---------- INPUT ROWS

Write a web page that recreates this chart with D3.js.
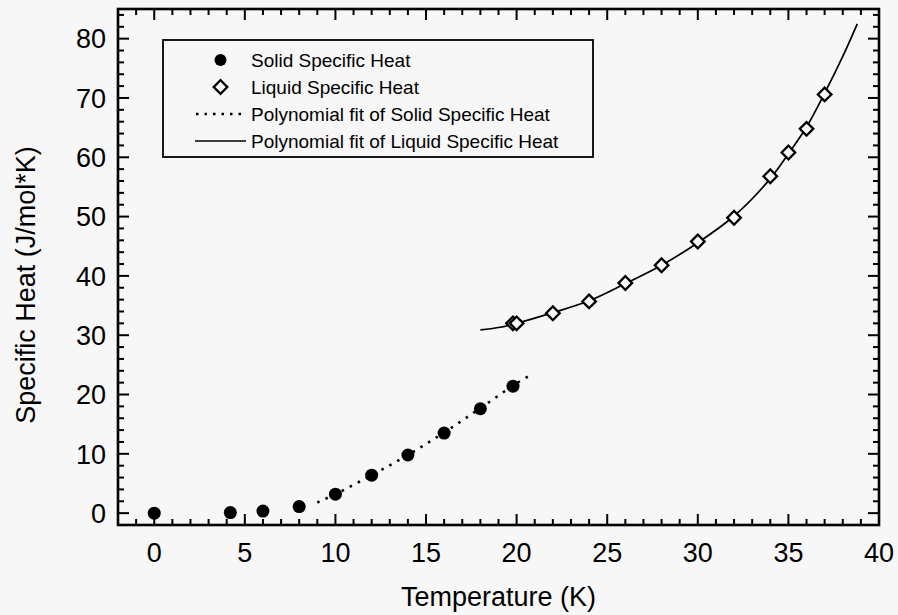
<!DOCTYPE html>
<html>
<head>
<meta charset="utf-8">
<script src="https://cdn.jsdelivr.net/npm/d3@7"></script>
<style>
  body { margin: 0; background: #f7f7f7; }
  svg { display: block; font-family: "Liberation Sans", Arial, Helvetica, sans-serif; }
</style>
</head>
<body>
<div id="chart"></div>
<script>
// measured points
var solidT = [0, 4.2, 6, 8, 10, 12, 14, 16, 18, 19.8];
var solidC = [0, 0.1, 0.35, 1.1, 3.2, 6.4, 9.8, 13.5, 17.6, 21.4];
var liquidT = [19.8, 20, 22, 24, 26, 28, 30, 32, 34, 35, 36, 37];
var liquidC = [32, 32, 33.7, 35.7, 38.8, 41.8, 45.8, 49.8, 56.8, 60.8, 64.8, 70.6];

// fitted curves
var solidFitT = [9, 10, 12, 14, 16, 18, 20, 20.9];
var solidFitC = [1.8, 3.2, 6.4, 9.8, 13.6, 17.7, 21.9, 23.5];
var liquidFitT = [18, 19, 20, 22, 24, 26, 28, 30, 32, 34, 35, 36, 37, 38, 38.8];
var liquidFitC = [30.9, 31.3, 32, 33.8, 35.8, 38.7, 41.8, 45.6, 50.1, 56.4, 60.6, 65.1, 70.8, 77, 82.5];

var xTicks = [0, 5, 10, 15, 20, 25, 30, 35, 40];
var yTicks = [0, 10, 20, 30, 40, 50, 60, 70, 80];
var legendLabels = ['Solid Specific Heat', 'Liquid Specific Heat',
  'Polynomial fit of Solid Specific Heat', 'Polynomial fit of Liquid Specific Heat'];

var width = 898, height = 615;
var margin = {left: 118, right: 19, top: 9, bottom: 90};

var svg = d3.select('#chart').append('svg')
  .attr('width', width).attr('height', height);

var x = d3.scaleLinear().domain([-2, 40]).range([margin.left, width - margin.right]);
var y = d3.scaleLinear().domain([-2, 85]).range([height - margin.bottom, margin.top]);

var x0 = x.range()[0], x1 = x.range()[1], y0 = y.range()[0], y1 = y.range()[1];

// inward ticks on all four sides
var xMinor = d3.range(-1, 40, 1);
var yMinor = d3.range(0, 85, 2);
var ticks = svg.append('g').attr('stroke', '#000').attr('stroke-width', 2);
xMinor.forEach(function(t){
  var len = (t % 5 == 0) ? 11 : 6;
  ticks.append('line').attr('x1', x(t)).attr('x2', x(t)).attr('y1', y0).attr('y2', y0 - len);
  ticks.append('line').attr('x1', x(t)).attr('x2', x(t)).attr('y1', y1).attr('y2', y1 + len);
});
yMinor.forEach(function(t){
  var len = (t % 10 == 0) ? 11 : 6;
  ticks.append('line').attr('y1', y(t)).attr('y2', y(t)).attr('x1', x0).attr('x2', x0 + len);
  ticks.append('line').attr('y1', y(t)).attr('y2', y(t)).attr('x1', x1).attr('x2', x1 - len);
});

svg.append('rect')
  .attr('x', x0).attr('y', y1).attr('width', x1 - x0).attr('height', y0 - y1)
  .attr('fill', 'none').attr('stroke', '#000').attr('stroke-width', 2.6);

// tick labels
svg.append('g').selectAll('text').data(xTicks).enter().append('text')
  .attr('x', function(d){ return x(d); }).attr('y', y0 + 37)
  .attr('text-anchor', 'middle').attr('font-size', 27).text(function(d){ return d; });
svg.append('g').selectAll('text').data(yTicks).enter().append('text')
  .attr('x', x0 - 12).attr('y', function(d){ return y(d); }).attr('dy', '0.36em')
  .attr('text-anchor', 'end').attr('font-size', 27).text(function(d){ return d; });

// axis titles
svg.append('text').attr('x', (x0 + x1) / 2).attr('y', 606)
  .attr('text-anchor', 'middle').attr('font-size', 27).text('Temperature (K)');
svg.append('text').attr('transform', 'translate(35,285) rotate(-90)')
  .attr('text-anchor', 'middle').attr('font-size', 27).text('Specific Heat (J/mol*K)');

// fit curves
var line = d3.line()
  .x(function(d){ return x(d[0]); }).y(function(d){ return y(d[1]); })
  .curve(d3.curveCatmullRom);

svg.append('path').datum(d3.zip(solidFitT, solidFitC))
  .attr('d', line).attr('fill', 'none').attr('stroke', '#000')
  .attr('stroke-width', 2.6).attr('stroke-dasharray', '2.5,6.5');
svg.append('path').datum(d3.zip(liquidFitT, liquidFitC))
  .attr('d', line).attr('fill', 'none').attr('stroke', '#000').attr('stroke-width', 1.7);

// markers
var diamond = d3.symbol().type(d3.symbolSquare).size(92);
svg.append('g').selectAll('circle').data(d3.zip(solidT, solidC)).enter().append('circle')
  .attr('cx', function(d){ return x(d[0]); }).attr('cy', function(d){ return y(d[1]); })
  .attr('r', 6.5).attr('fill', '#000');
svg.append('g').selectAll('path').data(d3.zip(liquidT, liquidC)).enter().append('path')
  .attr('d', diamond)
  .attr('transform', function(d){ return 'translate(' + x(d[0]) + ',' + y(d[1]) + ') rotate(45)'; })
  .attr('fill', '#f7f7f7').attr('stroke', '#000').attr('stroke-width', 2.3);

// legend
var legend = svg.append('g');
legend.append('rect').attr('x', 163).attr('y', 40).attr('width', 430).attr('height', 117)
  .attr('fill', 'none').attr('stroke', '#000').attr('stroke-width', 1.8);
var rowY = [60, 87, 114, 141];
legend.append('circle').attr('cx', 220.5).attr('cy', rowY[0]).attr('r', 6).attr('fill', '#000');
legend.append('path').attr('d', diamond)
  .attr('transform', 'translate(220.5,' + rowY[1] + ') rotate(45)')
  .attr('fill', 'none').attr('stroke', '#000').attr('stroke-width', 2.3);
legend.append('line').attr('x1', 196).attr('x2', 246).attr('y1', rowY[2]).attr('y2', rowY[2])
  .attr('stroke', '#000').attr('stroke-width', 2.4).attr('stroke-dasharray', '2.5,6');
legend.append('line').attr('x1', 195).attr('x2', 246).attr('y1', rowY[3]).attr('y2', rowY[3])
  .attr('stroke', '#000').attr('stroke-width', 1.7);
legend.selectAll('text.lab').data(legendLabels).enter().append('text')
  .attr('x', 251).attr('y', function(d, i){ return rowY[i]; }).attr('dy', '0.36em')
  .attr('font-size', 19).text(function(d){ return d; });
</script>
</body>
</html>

--------------------
---------- INPUT ROWS

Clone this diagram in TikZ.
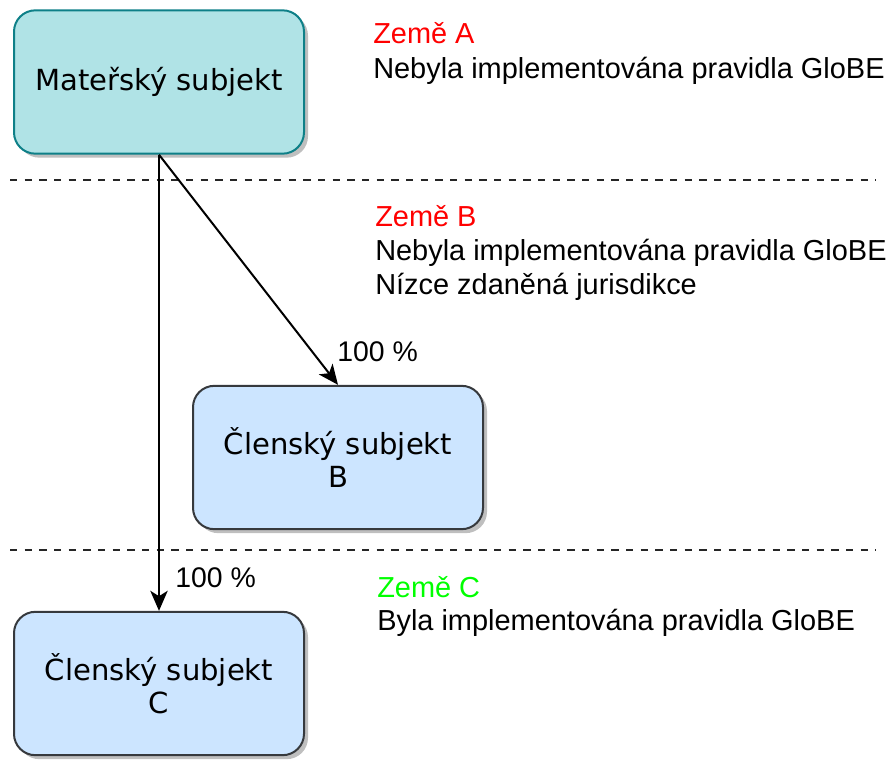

--------------------

(DIRECTIONS FOR THIS TASK):
Using the entries above, extract exactly the lines from the one that contains "Write a web" through the one that contains "60.8, 64.8, 70.6];". Do not carry over any pictures.

(RESPONSE FOR THIS EXERCISE):
Write a web page that recreates this chart with D3.js.
<!DOCTYPE html>
<html>
<head>
<meta charset="utf-8">
<script src="https://cdn.jsdelivr.net/npm/d3@7"></script>
<style>
  body { margin: 0; background: #f7f7f7; }
  svg { display: block; font-family: "Liberation Sans", Arial, Helvetica, sans-serif; }
</style>
</head>
<body>
<div id="chart"></div>
<script>
// measured points
var solidT = [0, 4.2, 6, 8, 10, 12, 14, 16, 18, 19.8];
var solidC = [0, 0.1, 0.35, 1.1, 3.2, 6.4, 9.8, 13.5, 17.6, 21.4];
var liquidT = [19.8, 20, 22, 24, 26, 28, 30, 32, 34, 35, 36, 37];
var liquidC = [32, 32, 33.7, 35.7, 38.8, 41.8, 45.8, 49.8, 56.8, 60.8, 64.8, 70.6];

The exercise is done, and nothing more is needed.